Péter Magyar's Tisza party is on course for about 138 seats, defeating Viktor Orbán's Fidesz 55 seats and ending Orbán's 16 years in power. The result points to a likely two-thirds majority, which could enable sweeping changes to education, health care, the judiciary, state-media control, and patronage systems. Markets may focus on a potential shift toward stronger EU alignment and improved Hungary-EU relations, though Orbán remains in a caretaker role for now.

Analysis

The market implication is less about one election and more about a regime reset in a mid-sized EU economy that has been priced as a policy outlier for years. A credible reform coalition with a constitutional supermajority would compress Hungary’s political-risk premium, narrow sovereign spreads, and pull local assets back toward regional beta rather than governance-discounted pricing.
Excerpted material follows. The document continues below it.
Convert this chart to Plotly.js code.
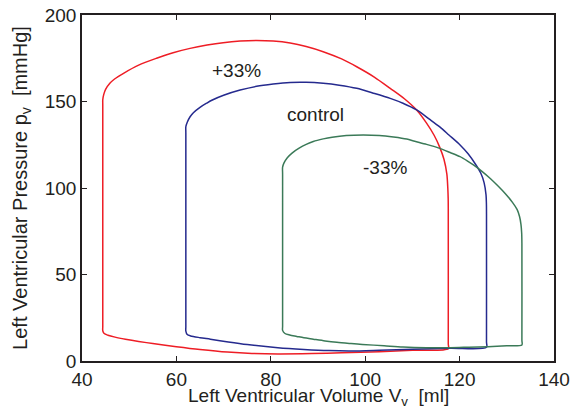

The first-order beneficiaries are domestic banks, consumer-facing names, and any asset proxying to improving institutional quality; the hidden winner is likely the forint, if the new government signals discipline on fiscal slippage and EU rapprochement. The second-order effect is on capital allocation inside the country: if patronage networks are dismantled, state-linked incumbents and media-adjacent businesses lose the embedded option value they enjoyed from regulatory favoritism. That creates a repricing opportunity in sectors that depended on opaque procurement, cheap financing, or controlled public spending; the unwind can be faster than the reform process itself because counterparties will re-underwrite cash flows immediately. In parallel, improved relations with Brussels should increase the odds of EU funds flowing again, which would support construction, infrastructure, and bank loan growth over 6-18 months. The key risk is that election victory does not equal institutional control: implementation could stall in the bureaucracy, courts, or state media, and any pushback from entrenched interests could slow reform enough to disappoint the market within 30-90 days. Another tail risk is that fiscal repair proves politically costly; if the new administration overpromises on anti-corruption while easing households' pain, bond markets may demand proof before rewarding the story. Conversely, if the supermajority is confirmed and the first cabinet moves quickly on EU alignment and governance reforms, the re-rating could extend for quarters rather than weeks. Consensus is likely underestimating how much of Hungary's valuation discount was tied to governance rather than macro fundamentals. The move may be only partially priced because investors tend to wait for ministerial appointments and early policy decrees, but the fastest money is in closing that gap before the first reform package lands. The asymmetric setup is that the downside from disappointment is limited by already-low expectations, while the upside from credible institutional normalization is broader and longer-dated.